Tapping the Beast

 

 

Mythical Beast

I”m not sure what’s going on. I’ve pretty much screeched to a halt on the travel writing pitches and follow-ups and all the back and forth emailing that requires. I’ve also been under the weather…so my usual social life – including all exercise – has stopped.

So. All I am doing is working on this memoir project. That’s it. And somehow I don’t have enough time?

I don’t get it. Before this happened, I would work some on the writing, then do some fancy behind-the-scene things with my blog where I used up the entire square inch of my brain that can handle technology, visit people, do a major exercise thing every day, run around with the usual errands and buff up bits of the house.

But now? Now that I’m doing nothing but this, there’s not enough time to give it. It’s like a bad child –  give it an inch and it wants all of me – only in a good way.

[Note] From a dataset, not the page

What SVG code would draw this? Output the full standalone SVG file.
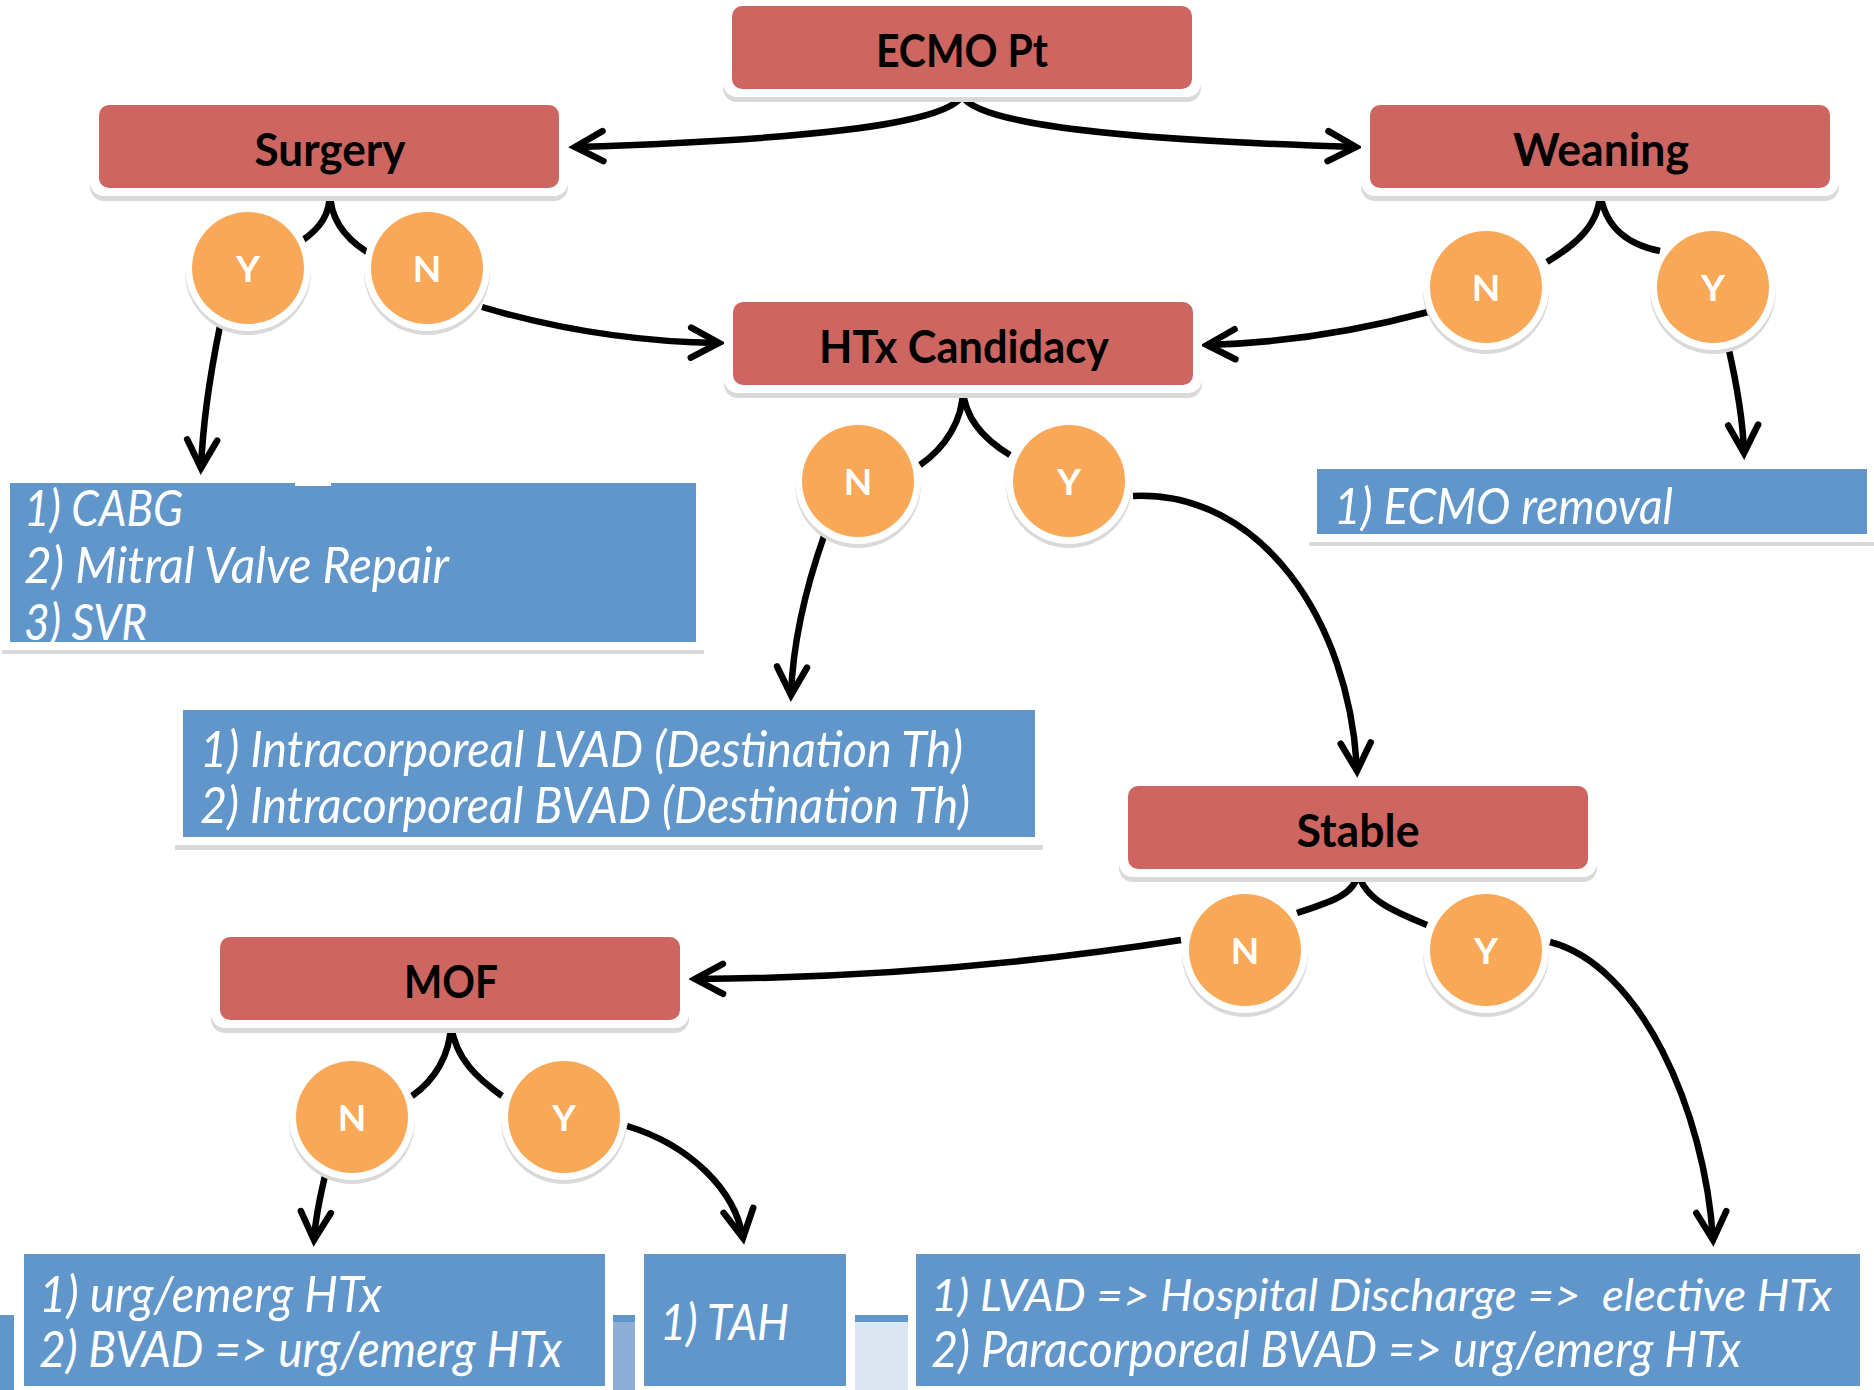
<svg xmlns="http://www.w3.org/2000/svg" width="1874" height="1390" viewBox="0 0 1874 1390">
<style>
.shadow{fill:#d9d9d9}
.frame{fill:#ffffff}
.red{fill:#cd6660}
.orange{fill:#f9a857}
.blue{fill:#6196ca}
.hd{font-family:Lato,"Liberation Sans",sans-serif;font-weight:bold;font-size:45px;fill:#000;text-anchor:middle}
.yn{font-family:Lato,"Liberation Sans",sans-serif;font-weight:bold;font-size:37px;fill:#fff;text-anchor:middle}
.it{font-family:Lato,"Liberation Sans",sans-serif;font-style:italic;font-size:50px;fill:#fff}
.it.long{font-size:44px}
.con{fill:none;stroke:#000;stroke-width:6.5}
</style>
<defs>
<marker id="arr" markerUnits="userSpaceOnUse" markerWidth="60" markerHeight="60" viewBox="-40 -30 60 60" refX="0" refY="0" orient="auto" overflow="visible">
<path d="M-28,-15 L0,0 L-28,15" fill="none" stroke="#000" stroke-width="6.5" stroke-linecap="round" stroke-linejoin="miter"/>
</marker>
</defs>
<rect width="1874" height="1390" fill="#fff"/>

<g id="bottom-strips">
<rect x="0" y="1315" width="14" height="75" fill="#6196ca"/>
<rect x="613" y="1322" width="22" height="68" fill="#8daed8"/>
<rect x="613" y="1315" width="22" height="7" fill="#6196ca"/>
<rect x="855" y="1322" width="53" height="68" fill="#dce6f2"/>
<rect x="855" y="1315" width="53" height="7" fill="#6196ca"/>
</g>

<g id="connectors">
<path class="con" d="M962,96 C945,125 800,140 575,147" marker-end="url(#arr)"/>
<path class="con" d="M962,96 C979,125 1124,140 1356,147" marker-end="url(#arr)"/>
<path class="con" d="M330,192 C330,215 320,228 303,240"/>
<path class="con" d="M330,192 C330,218 345,238 367,252"/>
<path class="con" d="M220,326 C212,365 203,420 201,468" marker-end="url(#arr)"/>
<path class="con" d="M482,307 C560,330 640,342 719,343" marker-end="url(#arr)"/>
<path class="con" d="M1600,192 C1600,225 1575,245 1547,262"/>
<path class="con" d="M1600,192 C1605,230 1630,245 1660,251"/>
<path class="con" d="M1428,312 C1350,333 1280,343 1207,345" marker-end="url(#arr)"/>
<path class="con" d="M1728,346 C1737,385 1743,420 1744,453" marker-end="url(#arr)"/>
<path class="con" d="M963,390 C963,420 945,448 920,465"/>
<path class="con" d="M963,390 C965,420 985,440 1010,455"/>
<path class="con" d="M824,536 C805,590 793,640 791,695" marker-end="url(#arr)"/>
<path class="con" d="M1133,496 C1260,490 1350,620 1357,771" marker-end="url(#arr)"/>
<path class="con" d="M1358,873 C1355,895 1330,902 1297,913"/>
<path class="con" d="M1358,873 C1365,900 1395,912 1427,925"/>
<path class="con" d="M1181,940 C1020,965 850,978 695,979" marker-end="url(#arr)"/>
<path class="con" d="M1550,942 C1640,965 1705,1110 1713,1240" marker-end="url(#arr)"/>
<path class="con" d="M451,1024 C450,1055 435,1080 412,1096"/>
<path class="con" d="M451,1024 C455,1060 480,1080 502,1096"/>
<path class="con" d="M326,1172 C319,1200 315,1225 314,1240" marker-end="url(#arr)"/>
<path class="con" d="M627,1126 C690,1145 735,1190 743,1238" marker-end="url(#arr)"/>
</g>

<g id="ecmo-pt">
<rect class="shadow" x="723" y="3" width="478" height="99" rx="14"/>
<rect class="frame" x="723" y="-2" width="478" height="99" rx="14"/>
<rect class="red" x="732" y="6" width="460" height="83" rx="10"/>
<text class="hd" x="962" y="67" textLength="172" lengthAdjust="spacingAndGlyphs">ECMO Pt</text>
</g>
<g id="surgery">
<rect class="shadow" x="90" y="102" width="478" height="99" rx="14"/>
<rect class="frame" x="90" y="97" width="478" height="99" rx="14"/>
<rect class="red" x="99" y="105" width="460" height="83" rx="10"/>
<text class="hd" x="330" y="166" textLength="151" lengthAdjust="spacingAndGlyphs">Surgery</text>
</g>
<g id="weaning">
<rect class="shadow" x="1361" y="102" width="478" height="99" rx="14"/>
<rect class="frame" x="1361" y="97" width="478" height="99" rx="14"/>
<rect class="red" x="1370" y="105" width="460" height="83" rx="10"/>
<text class="hd" x="1601" y="166" textLength="176" lengthAdjust="spacingAndGlyphs">Weaning</text>
</g>
<g id="htx-candidacy">
<rect class="shadow" x="724" y="299" width="478" height="99" rx="14"/>
<rect class="frame" x="724" y="294" width="478" height="99" rx="14"/>
<rect class="red" x="733" y="302" width="460" height="83" rx="10"/>
<text class="hd" x="964" y="363" textLength="290" lengthAdjust="spacingAndGlyphs">HTx Candidacy</text>
</g>
<g id="stable">
<rect class="shadow" x="1119" y="783" width="478" height="99" rx="14"/>
<rect class="frame" x="1119" y="778" width="478" height="99" rx="14"/>
<rect class="red" x="1128" y="786" width="460" height="83" rx="10"/>
<text class="hd" x="1358" y="847" textLength="123" lengthAdjust="spacingAndGlyphs">Stable</text>
</g>
<g id="mof">
<rect class="shadow" x="211" y="934" width="478" height="99" rx="14"/>
<rect class="frame" x="211" y="929" width="478" height="99" rx="14"/>
<rect class="red" x="220" y="937" width="460" height="83" rx="10"/>
<text class="hd" x="451" y="998" textLength="94" lengthAdjust="spacingAndGlyphs">MOF</text>
</g>

<g id="surgery-y">
<circle class="shadow" cx="248" cy="272" r="63"/><circle class="frame" cx="248" cy="268" r="63"/><circle class="orange" cx="248" cy="268" r="56"/>
<text class="yn" x="248" y="282">Y</text>
</g>
<g id="surgery-n">
<circle class="shadow" cx="427" cy="272" r="63"/><circle class="frame" cx="427" cy="268" r="63"/><circle class="orange" cx="427" cy="268" r="56"/>
<text class="yn" x="427" y="282">N</text>
</g>
<g id="weaning-n">
<circle class="shadow" cx="1486" cy="291" r="63"/><circle class="frame" cx="1486" cy="287" r="63"/><circle class="orange" cx="1486" cy="287" r="56"/>
<text class="yn" x="1486" y="301">N</text>
</g>
<g id="weaning-y">
<circle class="shadow" cx="1713" cy="291" r="63"/><circle class="frame" cx="1713" cy="287" r="63"/><circle class="orange" cx="1713" cy="287" r="56"/>
<text class="yn" x="1713" y="301">Y</text>
</g>
<g id="htx-n">
<circle class="shadow" cx="858" cy="485" r="63"/><circle class="frame" cx="858" cy="481" r="63"/><circle class="orange" cx="858" cy="481" r="56"/>
<text class="yn" x="858" y="495">N</text>
</g>
<g id="htx-y">
<circle class="shadow" cx="1069" cy="485" r="63"/><circle class="frame" cx="1069" cy="481" r="63"/><circle class="orange" cx="1069" cy="481" r="56"/>
<text class="yn" x="1069" y="495">Y</text>
</g>
<g id="stable-n">
<circle class="shadow" cx="1245" cy="954" r="63"/><circle class="frame" cx="1245" cy="950" r="63"/><circle class="orange" cx="1245" cy="950" r="56"/>
<text class="yn" x="1245" y="964">N</text>
</g>
<g id="stable-y">
<circle class="shadow" cx="1486" cy="954" r="63"/><circle class="frame" cx="1486" cy="950" r="63"/><circle class="orange" cx="1486" cy="950" r="56"/>
<text class="yn" x="1486" y="964">Y</text>
</g>
<g id="mof-n">
<circle class="shadow" cx="352" cy="1121" r="63"/><circle class="frame" cx="352" cy="1117" r="63"/><circle class="orange" cx="352" cy="1117" r="56"/>
<text class="yn" x="352" y="1131">N</text>
</g>
<g id="mof-y">
<circle class="shadow" cx="564" cy="1121" r="63"/><circle class="frame" cx="564" cy="1117" r="63"/><circle class="orange" cx="564" cy="1117" r="56"/>
<text class="yn" x="564" y="1131">Y</text>
</g>

<g id="surgery-options">
<rect class="shadow" x="2" y="484" width="702" height="170"/>
<rect class="frame" x="2" y="476" width="702" height="174"/>
<rect class="blue" x="10" y="483" width="686" height="159"/>
<rect class="frame" x="295" y="482" width="36" height="4"/>
<text class="it" x="24" y="526" textLength="159" lengthAdjust="spacingAndGlyphs">1) CABG</text>
<text class="it" x="24" y="583" textLength="425" lengthAdjust="spacingAndGlyphs">2) Mitral Valve Repair</text>
<text class="it" x="24" y="640" textLength="123" lengthAdjust="spacingAndGlyphs">3) SVR</text>
</g>
<g id="ecmo-removal">
<rect class="shadow" x="1309" y="467" width="565" height="79"/>
<rect class="frame" x="1309" y="461" width="565" height="81"/>
<rect class="blue" x="1317" y="469" width="550" height="65"/>
<text class="it" x="1334" y="524" textLength="339" lengthAdjust="spacingAndGlyphs">1) ECMO removal</text>
</g>
<g id="destination-therapy">
<rect class="shadow" x="175" y="709" width="868" height="141"/>
<rect class="frame" x="175" y="702" width="868" height="143"/>
<rect class="blue" x="183" y="710" width="852" height="127"/>
<text class="it" x="200" y="767" textLength="763" lengthAdjust="spacingAndGlyphs">1) Intracorporeal LVAD (Destination Th)</text>
<text class="it" x="200" y="823" textLength="770" lengthAdjust="spacingAndGlyphs">2) Intracorporeal BVAD (Destination Th)</text>
</g>
<g id="urgent-htx">
<rect class="frame" x="18" y="1248" width="593" height="142"/>
<rect class="blue" x="24" y="1254" width="581" height="132"/>
<text class="it" x="39" y="1312" textLength="343" lengthAdjust="spacingAndGlyphs">1) urg/emerg HTx</text>
<text class="it" x="39" y="1367" textLength="523" lengthAdjust="spacingAndGlyphs">2) BVAD =&gt; urg/emerg HTx</text>
</g>
<g id="tah">
<rect class="frame" x="638" y="1248" width="214" height="142"/>
<rect class="blue" x="644" y="1254" width="202" height="132"/>
<text class="it" x="660" y="1340" textLength="129" lengthAdjust="spacingAndGlyphs">1) TAH</text>
</g>
<g id="elective-htx">
<rect class="frame" x="910" y="1248" width="956" height="142"/>
<rect class="blue" x="916" y="1254" width="944" height="132"/>
<text class="it long" x="931" y="1311" textLength="901" lengthAdjust="spacingAndGlyphs" xml:space="preserve">1) LVAD =&gt; Hospital Discharge =&gt;  elective HTx</text>
<text class="it" x="931" y="1367" textLength="810" lengthAdjust="spacingAndGlyphs">2) Paracorporeal BVAD =&gt; urg/emerg HTx</text>
</g>
</svg>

I think I’m teasing out an answer as I write this, but I am genuinely mystified, because…pretty much all I’ve done today is edited and added to and rewritten and generally tinkered with my memoir stuff and the day flew by.  I think I like this. I think I’m finding a groove. 

The key is to not give in to my tendency toward stopping and deciding it’s all worthless…I need to have faith if I want to ignore that voice and keep moving. You’ve read Bird by Bird right? Remember how Anne Lamott says you have to tune out KFKD radio? I figure if I’m a moving target, that negative channel won’t be able to hit me.

Even though I still don’t know what direction this thing is moving in, I feel like there’s something happening. Something inexplicable and just below the level of my awareness, but there…a dark good place somewhere underneath.  Probably best not to examine this beast too carefully.

I’ll tiptoe out of here and leave it at that.